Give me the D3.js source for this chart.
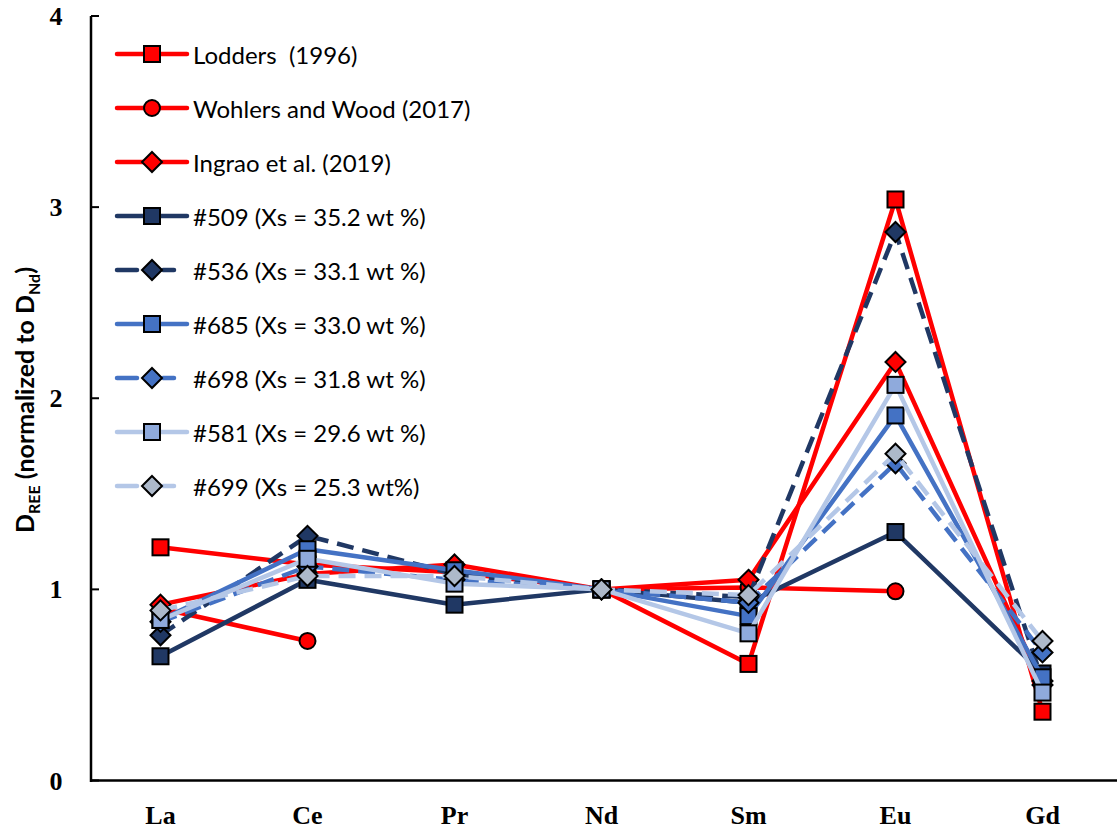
<!DOCTYPE html>
<html>
<head>
<meta charset="utf-8">
<title>D REE normalized to D Nd</title>
<script src="https://cdn.jsdelivr.net/npm/d3@7"></script>
<style>
  body { margin: 0; background: #fff; }
  svg { display: block; }
  .tick-lab { font-family: "Liberation Serif", serif; font-weight: bold; font-size: 26px; }
  .leg { font-family: Lato, "Open Sans", sans-serif; font-size: 24px; white-space: pre; }
</style>
</head>
<body>
<script>
// categories and series values (null = no point)
var elements = ["La", "Ce", "Pr", "Nd", "Sm", "Eu", "Gd"];
var yTicks = [0, 1, 2, 3, 4];

var lodders   = [1.22, 1.13, 1.09, 1.00, 0.61, 3.04, 0.36];
var wohlers   = [0.90, 0.73, null, 1.00, 1.01, 0.99, null];
var ingrao    = [0.92, 1.08, 1.13, 1.00, 1.05, 2.19, 0.50];
var run509    = [0.65, 1.05, 0.92, 1.00, 0.93, 1.30, 0.56];
var run536    = [0.76, 1.28, 1.08, 1.00, 0.96, 2.87, 0.52];
var run685    = [0.84, 1.21, 1.10, 1.00, 0.86, 1.91, 0.54];
var run698    = [0.83, 1.12, 1.05, 1.00, 0.93, 1.66, 0.67];
var run581    = [0.84, 1.16, 1.03, 1.00, 0.77, 2.07, 0.46];
var run699    = [0.89, 1.07, 1.07, 1.00, 0.97, 1.71, 0.73];

var series = [
  {name: "Lodders  (1996)",        v: lodders, line: "#ff0000", fill: "#ff0000", marker: "square",  dash: null},
  {name: "Wohlers and Wood (2017)", v: wohlers, line: "#ff0000", fill: "#ff0000", marker: "circle",  dash: null},
  {name: "Ingrao et al. (2019)",    v: ingrao,  line: "#ff0000", fill: "#ff0000", marker: "diamond", dash: null},
  {name: "#509 (Xs = 35.2 wt %)",   v: run509,  line: "#203864", fill: "#203864", marker: "square",  dash: null},
  {name: "#536 (Xs = 33.1 wt %)",   v: run536,  line: "#203864", fill: "#203864", marker: "diamond", dash: "17,9"},
  {name: "#685 (Xs = 33.0 wt %)",   v: run685,  line: "#4472c4", fill: "#4472c4", marker: "square",  dash: null},
  {name: "#698 (Xs = 31.8 wt %)",   v: run698,  line: "#4472c4", fill: "#4472c4", marker: "diamond", dash: "17,9"},
  {name: "#581 (Xs = 29.6 wt %)",   v: run581,  line: "#b4c7e7", fill: "#8faadc", marker: "square",  dash: null},
  {name: "#699 (Xs = 25.3 wt%)",    v: run699,  line: "#b4c7e7", fill: "#adb9ca", marker: "diamond", dash: "17,9"}
];

var W = 1117, H = 834;
var svg = d3.select("body").append("svg").attr("width", W).attr("height", H);

var x = d3.scalePoint().domain(elements).range([87, 1116]).padding(0.5);
var y = d3.scaleLinear().domain([0, 4]).range([780.5, 16]);

// axes
svg.append("line").attr("x1", 91).attr("x2", 91).attr("y1", 16).attr("y2", 782)
  .attr("stroke", "#000").attr("stroke-width", 2.5);
svg.append("line").attr("x1", 90).attr("x2", W).attr("y1", y(0)).attr("y2", y(0))
  .attr("stroke", "#000").attr("stroke-width", 2.5);

svg.selectAll(".ytick").data(yTicks).enter().append("line")
  .attr("x1", 91).attr("x2", 99)
  .attr("y1", function(d){ return y(d); }).attr("y2", function(d){ return y(d); })
  .attr("stroke", "#000").attr("stroke-width", 2);

svg.selectAll(".ylab").data(yTicks).enter().append("text")
  .attr("class", "tick-lab")
  .attr("x", 56).attr("y", function(d){ return y(d) + 9; })
  .attr("text-anchor", "middle")
  .text(function(d){ return d; });

svg.selectAll(".xlab").data(elements).enter().append("text")
  .attr("class", "tick-lab")
  .attr("x", function(d){ return x(d); }).attr("y", 824)
  .attr("text-anchor", "middle")
  .text(function(d){ return d; });

// y title
var yt = svg.append("text")
  .attr("transform", "translate(34,400) rotate(-90)")
  .attr("text-anchor", "middle")
  .style("font-family", "Lato, 'Open Sans', sans-serif")
  .style("font-weight", "bold").style("font-size", "25px");
yt.append("tspan").text("D");
yt.append("tspan").attr("dy", 6).style("font-size", "16px").text("REE");
yt.append("tspan").attr("dy", -6).text(" (normalized to D");
yt.append("tspan").attr("dy", 6).style("font-size", "16px").text("Nd");
yt.append("tspan").attr("dy", -6).text(")");

function drawMarker(g, type, cx, cy, fill) {
  if (type === "square") {
    g.append("rect").attr("x", cx - 8).attr("y", cy - 8).attr("width", 16).attr("height", 16)
      .attr("fill", fill).attr("stroke", "#000").attr("stroke-width", 2);
  } else if (type === "circle") {
    g.append("circle").attr("cx", cx).attr("cy", cy).attr("r", 8)
      .attr("fill", fill).attr("stroke", "#000").attr("stroke-width", 2);
  } else {
    var r = 10;
    g.append("path")
      .attr("d", "M" + cx + "," + (cy - r) + "L" + (cx + r) + "," + cy + "L" + cx + "," + (cy + r) + "L" + (cx - r) + "," + cy + "Z")
      .attr("fill", fill).attr("stroke", "#000").attr("stroke-width", 2);
  }
}

var line = d3.line()
  .defined(function(d){ return d.v != null; })
  .x(function(d){ return x(d.e); })
  .y(function(d){ return y(d.v); });

series.forEach(function(s) {
  var pts = elements.map(function(e, i){ return {e: e, v: s.v[i]}; });
  var g = svg.append("g");
  g.append("path").datum(pts).attr("d", line)
    .attr("fill", "none").attr("stroke", s.line).attr("stroke-width", 4.5)
    .attr("stroke-dasharray", s.dash).attr("stroke-linejoin", "round");
  pts.forEach(function(p){
    if (p.v != null) drawMarker(g, s.marker, x(p.e), y(p.v), s.fill);
  });
});

// legend
var lg = svg.append("g");
series.forEach(function(s, i) {
  var cy = 54 + i * 54;
  var g = lg.append("g");
  if (s.dash) {
    g.append("line").attr("x1", 117).attr("x2", 137).attr("y1", cy).attr("y2", cy)
      .attr("stroke", s.line).attr("stroke-width", 4.5).attr("stroke-linecap", "round");
    g.append("line").attr("x1", 163).attr("x2", 174).attr("y1", cy).attr("y2", cy)
      .attr("stroke", s.line).attr("stroke-width", 4.5).attr("stroke-linecap", "round");
  } else {
    g.append("line").attr("x1", 117).attr("x2", 187).attr("y1", cy).attr("y2", cy)
      .attr("stroke", s.line).attr("stroke-width", 4.5).attr("stroke-linecap", "round");
  }
  drawMarker(g, s.marker, 152, cy, s.fill);
  g.append("text").attr("class", "leg").attr("x", 193).attr("y", cy + 10).text(s.name);
});
</script>
</body>
</html>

.....

> _Set problem_: Set every line down exactly as written, leaving each picture out.

> _The reply_:
Give me the D3.js source for this chart.
<!DOCTYPE html>
<html>
<head>
<meta charset="utf-8">
<title>D REE normalized to D Nd</title>
<script src="https://cdn.jsdelivr.net/npm/d3@7"></script>
<style>
  body { margin: 0; background: #fff; }
  svg { display: block; }
  .tick-lab { font-family: "Liberation Serif", serif; font-weight: bold; font-size: 26px; }
  .leg { font-family: Lato, "Open Sans", sans-serif; font-size: 24px; white-space: pre; }
</style>
</head>
<body>
<script>
// categories and series values (null = no point)
var elements = ["La", "Ce", "Pr", "Nd", "Sm", "Eu", "Gd"];
var yTicks = [0, 1, 2, 3, 4];

var lodders   = [1.22, 1.13, 1.09, 1.00, 0.61, 3.04, 0.36];
var wohlers   = [0.90, 0.73, null, 1.00, 1.01, 0.99, null];
var ingrao    = [0.92, 1.08, 1.13, 1.00, 1.05, 2.19, 0.50];
var run509    = [0.65, 1.05, 0.92, 1.00, 0.93, 1.30, 0.56];
var run536    = [0.76, 1.28, 1.08, 1.00, 0.96, 2.87, 0.52];
var run685    = [0.84, 1.21, 1.10, 1.00, 0.86, 1.91, 0.54];
var run698    = [0.83, 1.12, 1.05, 1.00, 0.93, 1.66, 0.67];
var run581    = [0.84, 1.16, 1.03, 1.00, 0.77, 2.07, 0.46];
var run699    = [0.89, 1.07, 1.07, 1.00, 0.97, 1.71, 0.73];

var series = [
  {name: "Lodders  (1996)",        v: lodders, line: "#ff0000", fill: "#ff0000", marker: "square",  dash: null},
  {name: "Wohlers and Wood (2017)", v: wohlers, line: "#ff0000", fill: "#ff0000", marker: "circle",  dash: null},
  {name: "Ingrao et al. (2019)",    v: ingrao,  line: "#ff0000", fill: "#ff0000", marker: "diamond", dash: null},
  {name: "#509 (Xs = 35.2 wt %)",   v: run509,  line: "#203864", fill: "#203864", marker: "square",  dash: null},
  {name: "#536 (Xs = 33.1 wt %)",   v: run536,  line: "#203864", fill: "#203864", marker: "diamond", dash: "17,9"},
  {name: "#685 (Xs = 33.0 wt %)",   v: run685,  line: "#4472c4", fill: "#4472c4", marker: "square",  dash: null},
  {name: "#698 (Xs = 31.8 wt %)",   v: run698,  line: "#4472c4", fill: "#4472c4", marker: "diamond", dash: "17,9"},
  {name: "#581 (Xs = 29.6 wt %)",   v: run581,  line: "#b4c7e7", fill: "#8faadc", marker: "square",  dash: null},
  {name: "#699 (Xs = 25.3 wt%)",    v: run699,  line: "#b4c7e7", fill: "#adb9ca", marker: "diamond", dash: "17,9"}
];

var W = 1117, H = 834;
var svg = d3.select("body").append("svg").attr("width", W).attr("height", H);

var x = d3.scalePoint().domain(elements).range([87, 1116]).padding(0.5);
var y = d3.scaleLinear().domain([0, 4]).range([780.5, 16]);

// axes
svg.append("line").attr("x1", 91).attr("x2", 91).attr("y1", 16).attr("y2", 782)
  .attr("stroke", "#000").attr("stroke-width", 2.5);
svg.append("line").attr("x1", 90).attr("x2", W).attr("y1", y(0)).attr("y2", y(0))
  .attr("stroke", "#000").attr("stroke-width", 2.5);

svg.selectAll(".ytick").data(yTicks).enter().append("line")
  .attr("x1", 91).attr("x2", 99)
  .attr("y1", function(d){ return y(d); }).attr("y2", function(d){ return y(d); })
  .attr("stroke", "#000").attr("stroke-width", 2);

svg.selectAll(".ylab").data(yTicks).enter().append("text")
  .attr("class", "tick-lab")
  .attr("x", 56).attr("y", function(d){ return y(d) + 9; })
  .attr("text-anchor", "middle")
  .text(function(d){ return d; });

svg.selectAll(".xlab").data(elements).enter().append("text")
  .attr("class", "tick-lab")
  .attr("x", function(d){ return x(d); }).attr("y", 824)
  .attr("text-anchor", "middle")
  .text(function(d){ return d; });

// y title
var yt = svg.append("text")
  .attr("transform", "translate(34,400) rotate(-90)")
  .attr("text-anchor", "middle")
  .style("font-family", "Lato, 'Open Sans', sans-serif")
  .style("font-weight", "bold").style("font-size", "25px");
yt.append("tspan").text("D");
yt.append("tspan").attr("dy", 6).style("font-size", "16px").text("REE");
yt.append("tspan").attr("dy", -6).text(" (normalized to D");
yt.append("tspan").attr("dy", 6).style("font-size", "16px").text("Nd");
yt.append("tspan").attr("dy", -6).text(")");

function drawMarker(g, type, cx, cy, fill) {
  if (type === "square") {
    g.append("rect").attr("x", cx - 8).attr("y", cy - 8).attr("width", 16).attr("height", 16)
      .attr("fill", fill).attr("stroke", "#000").attr("stroke-width", 2);
  } else if (type === "circle") {
    g.append("circle").attr("cx", cx).attr("cy", cy).attr("r", 8)
      .attr("fill", fill).attr("stroke", "#000").attr("stroke-width", 2);
  } else {
    var r = 10;
    g.append("path")
      .attr("d", "M" + cx + "," + (cy - r) + "L" + (cx + r) + "," + cy + "L" + cx + "," + (cy + r) + "L" + (cx - r) + "," + cy + "Z")
      .attr("fill", fill).attr("stroke", "#000").attr("stroke-width", 2);
  }
}

var line = d3.line()
  .defined(function(d){ return d.v != null; })
  .x(function(d){ return x(d.e); })
  .y(function(d){ return y(d.v); });

series.forEach(function(s) {
  var pts = elements.map(function(e, i){ return {e: e, v: s.v[i]}; });
  var g = svg.append("g");
  g.append("path").datum(pts).attr("d", line)
    .attr("fill", "none").attr("stroke", s.line).attr("stroke-width", 4.5)
    .attr("stroke-dasharray", s.dash).attr("stroke-linejoin", "round");
  pts.forEach(function(p){
    if (p.v != null) drawMarker(g, s.marker, x(p.e), y(p.v), s.fill);
  });
});

// legend
var lg = svg.append("g");
series.forEach(function(s, i) {
  var cy = 54 + i * 54;
  var g = lg.append("g");
  if (s.dash) {
    g.append("line").attr("x1", 117).attr("x2", 137).attr("y1", cy).attr("y2", cy)
      .attr("stroke", s.line).attr("stroke-width", 4.5).attr("stroke-linecap", "round");
    g.append("line").attr("x1", 163).attr("x2", 174).attr("y1", cy).attr("y2", cy)
      .attr("stroke", s.line).attr("stroke-width", 4.5).attr("stroke-linecap", "round");
  } else {
    g.append("line").attr("x1", 117).attr("x2", 187).attr("y1", cy).attr("y2", cy)
      .attr("stroke", s.line).attr("stroke-width", 4.5).attr("stroke-linecap", "round");
  }
  drawMarker(g, s.marker, 152, cy, s.fill);
  g.append("text").attr("class", "leg").attr("x", 193).attr("y", cy + 10).text(s.name);
});
</script>
</body>
</html>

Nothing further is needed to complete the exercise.